Long White Socks Never Did Anyone Any Good

Opposition supporters say they’re chokers. Wayne Bennett said they were unlucky. But I know the real reason St George-Illawarra failed to win the premiership: LONG WHITE SOCKS.

Wearing long white socks never did anyone any good.  They were for scrawny men in safari suits and five year old boys forced to go to Sunday School.  There was a packet of Holeproof  Long White Business Socks (and a couple of Speckled Fawn) that remained unopened while doing the christmas present rounds of our extended family for the entire 1970’s. 

White socks highlight the moving legs which is the aesthetic domain of dancers, football (soccer) players and piston-legged sprinters.  Put them on a rugby league player and he looks like Margot Fonteyn running with the bulls. 
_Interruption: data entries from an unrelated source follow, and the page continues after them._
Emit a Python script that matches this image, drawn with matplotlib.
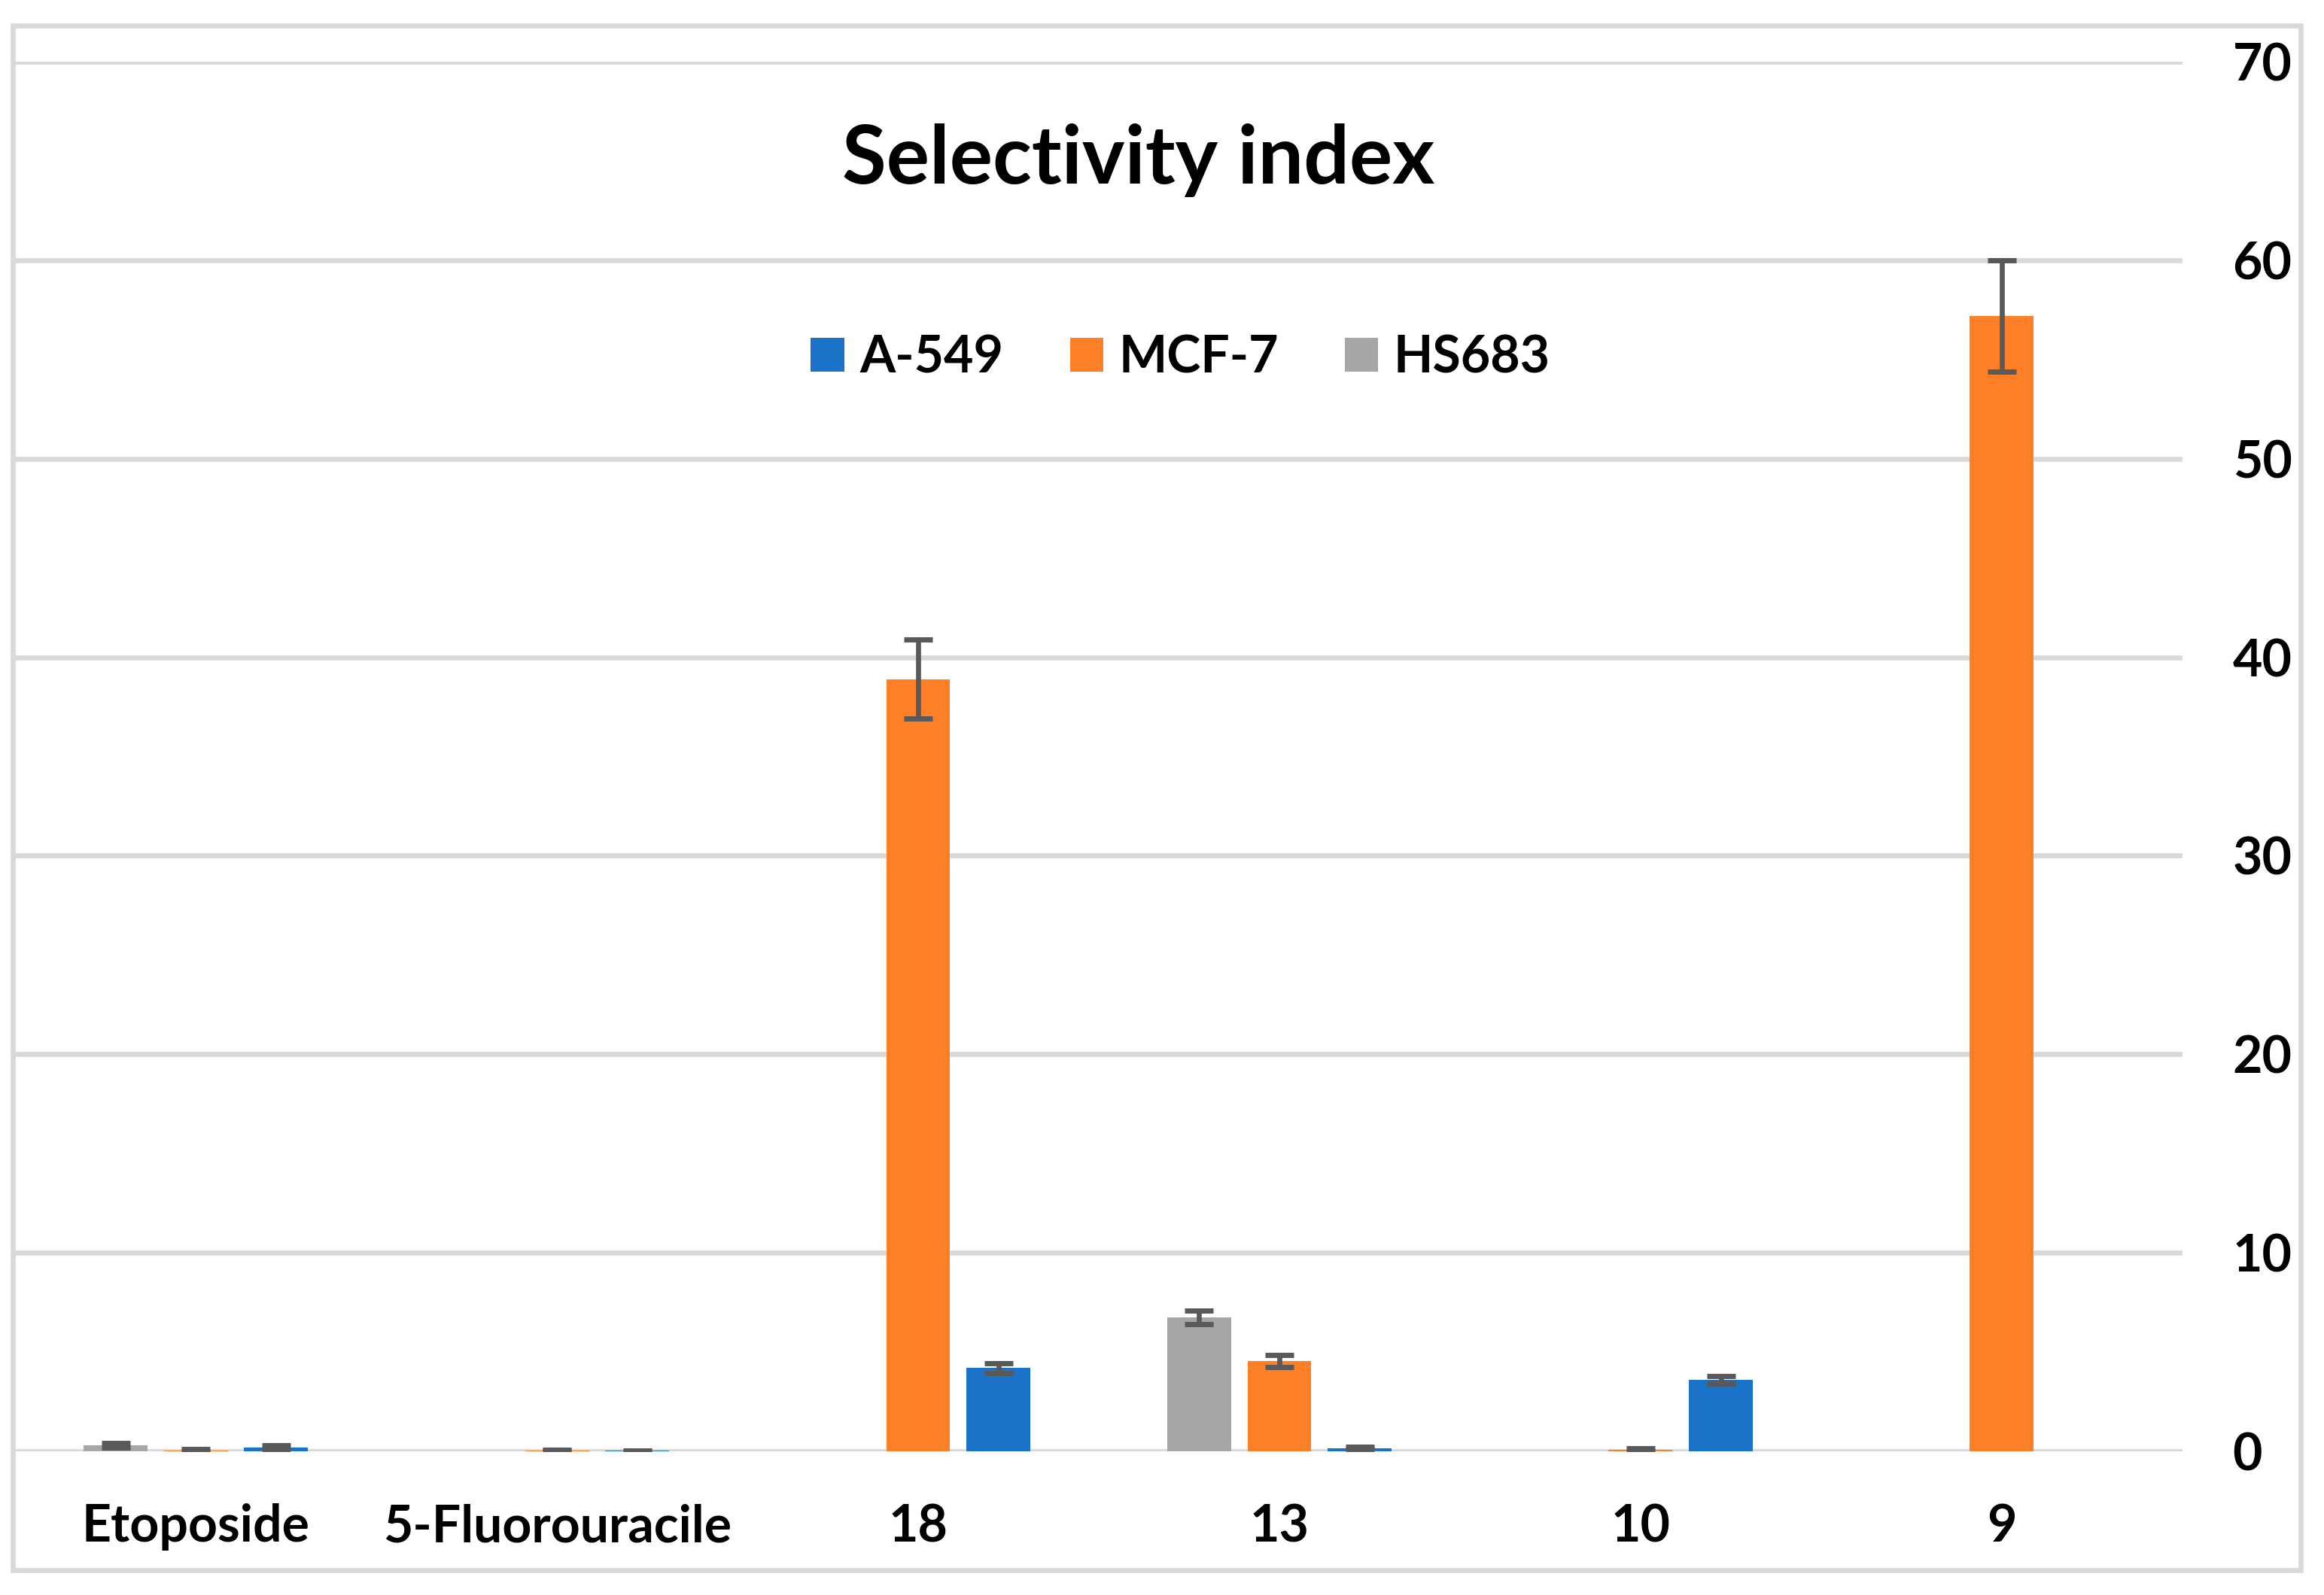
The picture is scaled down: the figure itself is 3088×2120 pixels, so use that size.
import numpy as np
import matplotlib
matplotlib.use("Agg")
import matplotlib.pyplot as plt
from matplotlib.patches import Rectangle

categories = ["Etoposide", "5-Fluorouracile", "18", "13", "10", "9"]

a549 = [0.2, 0.02, 4.2, 0.17, 3.6, 0]
a549_err = [0.1, 0.02, 0.25, 0.06, 0.2, 0]
mcf7 = [0.05, 0.05, 38.9, 4.55, 0.08, 57.2]
mcf7_err = [0.05, 0.03, 2.0, 0.3, 0.08, 2.8]
hs683 = [0.3, 0, 0, 6.75, 0, 0]
hs683_err = [0.1, 0, 0, 0.35, 0, 0]

yticks = [0, 10, 20, 30, 40, 50, 60, 70]

plt.rcParams['font.family'] = ['Lato', 'DejaVu Sans']
plt.rcParams['font.weight'] = 'bold'

grid_col = "#D9D9D9"
err_col = "#595959"
c_blue = "#1A73C8"
c_orange = "#FF7F27"
c_gray = "#A6A6A6"

fig = plt.figure(figsize=(15.44, 10.6), dpi=200)
ax = fig.add_axes([0.0065, 0.0901, 0.9326, 0.8712])

x = np.arange(len(categories))
w = 0.177
off = 0.222

def errs(e):
    return [v if v > 0 else np.nan for v in e]

ekw = dict(ecolor=err_col, elinewidth=2.4, capsize=6.9, capthick=2.5)
ax.bar(x - off, hs683, w, color=c_gray, label="HS683", yerr=errs(hs683_err), error_kw=ekw, zorder=3)
ax.bar(x, mcf7, w, color=c_orange, label="MCF-7", yerr=errs(mcf7_err), error_kw=ekw, zorder=3)
ax.bar(x + off, a549, w, color=c_blue, label="A-549", yerr=errs(a549_err), error_kw=ekw, zorder=3)

ax.set_xlim(-0.5, 5.5)
ax.set_ylim(0, 70)
ax.set_yticks(yticks)
ax.yaxis.tick_right()
ax.yaxis.grid(True, color=grid_col, linewidth=2.4, zorder=0)
ax.set_axisbelow(True)
for s in ax.spines.values():
    s.set_visible(False)
ax.tick_params(axis='y', length=0, pad=24, labelsize=24.5)
ax.tick_params(axis='x', length=0, pad=25, labelsize=24.5)
ax.set_xticks(x)
ax.set_xticklabels(categories, fontweight='bold')
for t in ax.get_yticklabels():
    t.set_fontweight('bold')

handles, labels = ax.get_legend_handles_labels()
order = [2, 1, 0]
fig.legend([handles[i] for i in order], [labels[i] for i in order],
           loc='center', bbox_to_anchor=(0.508, 0.7755), ncol=3, frameon=False,
           handlelength=0.65, handleheight=0.65, handletextpad=0.3,
           columnspacing=1.3, borderpad=0, prop={'weight': 'bold', 'size': 24.5})

fig.text(0.4897, 0.885, "Selectivity index", ha='center', va='baseline',
         fontsize=38.6, fontweight='bold')

fig.patches.append(Rectangle((0.0055, 0.0156), 0.9845, 0.9684, transform=fig.transFigure,
                             fill=False, edgecolor=grid_col, linewidth=2.4))

fig.savefig("out.png", dpi=200, facecolor="white")
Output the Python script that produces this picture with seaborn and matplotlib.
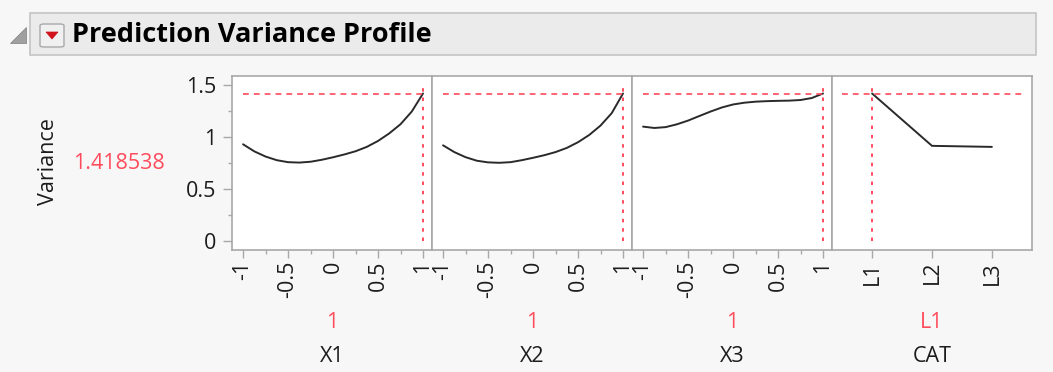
import numpy as np
import pandas as pd
import matplotlib
matplotlib.use("Agg")
import matplotlib.pyplot as plt
from matplotlib.patches import Rectangle, FancyBboxPatch, Polygon
from matplotlib.ticker import MultipleLocator, FixedLocator
import seaborn as sns

# ---------------- data ----------------
x_grid = [-1, -0.875, -0.75, -0.625, -0.5, -0.375, -0.25, -0.125, 0,
          0.125, 0.25, 0.375, 0.5, 0.625, 0.75, 0.875, 1]
x1_var = [0.93, 0.862, 0.812, 0.777, 0.758, 0.754, 0.762, 0.781, 0.805,
          0.832, 0.863, 0.905, 0.962, 1.035, 1.123, 1.245, 1.418538]
x2_var = [0.92, 0.855, 0.806, 0.772, 0.756, 0.752, 0.758, 0.777, 0.80,
          0.825, 0.855, 0.895, 0.95, 1.02, 1.11, 1.23, 1.418538]
x3_var = [1.10, 1.087, 1.095, 1.122, 1.158, 1.202, 1.245, 1.284, 1.313,
          1.33, 1.34, 1.345, 1.348, 1.35, 1.356, 1.375, 1.418538]
cat_levels = ["L1", "L2", "L3"]
cat_var = [1.418538, 0.915, 0.905]

factor_names = ["X1", "X2", "X3", "CAT"]
current_settings = ["1", "1", "1", "L1"]
current_x = [1, 1, 1, 0]
current_variance = 1.418538
variance_label = "1.418538"
y_ticks = [0, 0.5, 1, 1.5]
x_ticks = [-1, -0.5, 0, 0.5, 1]
x_tick_labels = ["-1", "-0.5", "0", "0.5", "1"]

# ---------------- styling ----------------
sns.set_theme(style="white")
plt.rcParams["font.family"] = ["Open Sans", "DejaVu Sans"]

W, H = 1053, 372
BG = "#f7f7f7"
RED = "#ff4b5c"
TXT = "#1c1c1c"
SPINE = "#a8a8a8"

fig = plt.figure(figsize=(W / 100, H / 100), dpi=100, facecolor=BG)

def fx(px):
    return px / W

def fy(py):
    return 1 - py / H

# title bar
fig.patches.append(Rectangle((fx(30), fy(55)), fx(1036) - fx(30), fy(13) - fy(55),
                             transform=fig.transFigure, facecolor="#ebebeb",
                             edgecolor="#c4c4c4", linewidth=1.2, zorder=0))
# disclosure triangle
fig.patches.append(Polygon([(fx(10), fy(43)), (fx(26), fy(43)), (fx(26), fy(27))],
                           closed=True, transform=fig.transFigure,
                           facecolor="#a0a0a0", edgecolor="#8a8a8a", linewidth=0.6))
# red menu button
fig.patches.append(FancyBboxPatch((fx(40), fy(47)), fx(64) - fx(40), fy(24) - fy(47),
                                  boxstyle="round,pad=0,rounding_size=0.004",
                                  transform=fig.transFigure, facecolor="#f0f0f0",
                                  edgecolor="#a8a8a8", linewidth=1.0))
fig.patches.append(Polygon([(fx(46), fy(32)), (fx(58), fy(32)), (fx(52), fy(39))],
                           closed=True, transform=fig.transFigure,
                           facecolor="#d0121b", edgecolor="#d0121b", linewidth=0.5))
fig.text(fx(72), fy(35), "Prediction Variance Profile", fontsize=19.5,
         fontweight="bold", color="#000000", ha="left", va="center")

# y labels
fig.text(fx(49), fy(162), "Variance", rotation=90, fontsize=15.5, color=TXT,
         ha="center", va="center")
fig.text(fx(119), fy(163), variance_label, fontsize=15.5, color=RED,
         ha="center", va="center")

x_series = [x1_var, x2_var, x3_var]
left0, pw, top, bottom = 232, 200, 76, 250

for i in range(4):
    ax = fig.add_axes([fx(left0 + pw * i), fy(bottom), fx(pw), (bottom - top) / H])
    ax.set_facecolor("white")
    if i < 3:
        df = pd.DataFrame({"x": x_grid, "v": x_series[i]})
        sns.lineplot(data=df, x="x", y="v", ax=ax, color="#2a2a2a", linewidth=1.4,
                     estimator=None, sort=True)
        ax.set_xlim(-1.123, 1.10)
        ax.hlines(current_variance, -1, 1, colors=RED, linestyles=(0, (3.5, 3)),
                  linewidth=1.2, zorder=3)
        ax.vlines(current_x[i], 0, 1.5, colors=RED, linestyles=(0, (1.8, 3)),
                  linewidth=1.4, zorder=3)
        ax.xaxis.set_major_locator(FixedLocator(x_ticks))
        ax.set_xticklabels(x_tick_labels)
        ax.xaxis.set_minor_locator(MultipleLocator(0.25))
    else:
        df = pd.DataFrame({"cat": cat_levels, "v": cat_var})
        sns.lineplot(data=df, x="cat", y="v", ax=ax, color="#2a2a2a", linewidth=1.4,
                     estimator=None, sort=False)
        ax.set_xlim(-0.67, 2.67)
        ax.hlines(current_variance, -0.5, 2.5, colors=RED, linestyles=(0, (3.5, 3)),
                  linewidth=1.2, zorder=3)
        ax.vlines(current_x[i], 0, 1.5, colors=RED, linestyles=(0, (1.8, 3)),
                  linewidth=1.4, zorder=3)
    ax.set_ylim(-0.087, 1.587)
    ax.set_xlabel("")
    ax.set_ylabel("")
    for s in ax.spines.values():
        s.set_color(SPINE)
        s.set_linewidth(1.2)
        s.set_visible(True)
    ax.tick_params(axis="x", which="major", bottom=True, length=6, width=1,
                   color=SPINE, labelrotation=90, labelsize=15.5, labelcolor=TXT, pad=2)
    ax.tick_params(axis="x", which="minor", bottom=True, length=3, width=1, color=SPINE)
    if i == 0:
        ax.yaxis.set_major_locator(FixedLocator(y_ticks))
        ax.set_yticklabels(["0", "0.5", "1", "1.5"])
        ax.yaxis.set_minor_locator(MultipleLocator(0.25))
        ax.tick_params(axis="y", which="major", left=True, length=6.5, width=1,
                       color=SPINE, labelsize=15.5, labelcolor=TXT, pad=5)
        ax.tick_params(axis="y", which="minor", left=True, length=3, width=1, color=SPINE)
    else:
        ax.set_yticks([])
    cx = fx(left0 + pw * i + pw / 2)
    fig.text(cx, fy(323), current_settings[i], fontsize=15.5, color=RED,
             ha="center", va="center")
    fig.text(cx, fy(356), factor_names[i], fontsize=15.5, color=TXT,
             ha="center", va="center")

fig.savefig("out.png", dpi=100, facecolor=BG)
The high number of female spectators at such a masculine game can’t just be explained by unfortunate wives, girlfriends and mothers being dragged along. Many will enjoy the game itself but there must also be those there to stare: the female gaze.

Firm behinds and muscular thighs, arms and chests, not to mention the sculptured calves of Matt Cooper, seem to rate highly on the scale of women’s sexual aesthetics. And these all-white, second-skin kits certainly highlight these regions.

However, as women also know, white jumpers make your torso look bigger. Adding a white jersey to the ensemble may give you a slight  psychological advantage when you’re standing in front of the opposing prop (commentators are often sucked in: “Aren’t they a big team?”) but if you don’t have the svelte muscular frame things are going to get really ugly. 

The muscular but rotund Wendell Sailor looked like a pot roast in white Glad wrap.

And Eorl Crabtree is a hulking 6ft 6in, 122kg prop but wearing his England all-white strip and ponytail he appears to want to be more than that. I can just imagine him in the bar after a match untethering his hair and twirling his head about like Terence Stamp in Priscilla Queen Of  The Desert.

Rugby league has it’s share of exhilarating dancing with the twisting, sidestepping and stomping of Greg Inglis and Jarryd Hayne. Ultimately, though, the game is about power and impact. 

St George should have dressed for that, not Swan Lake.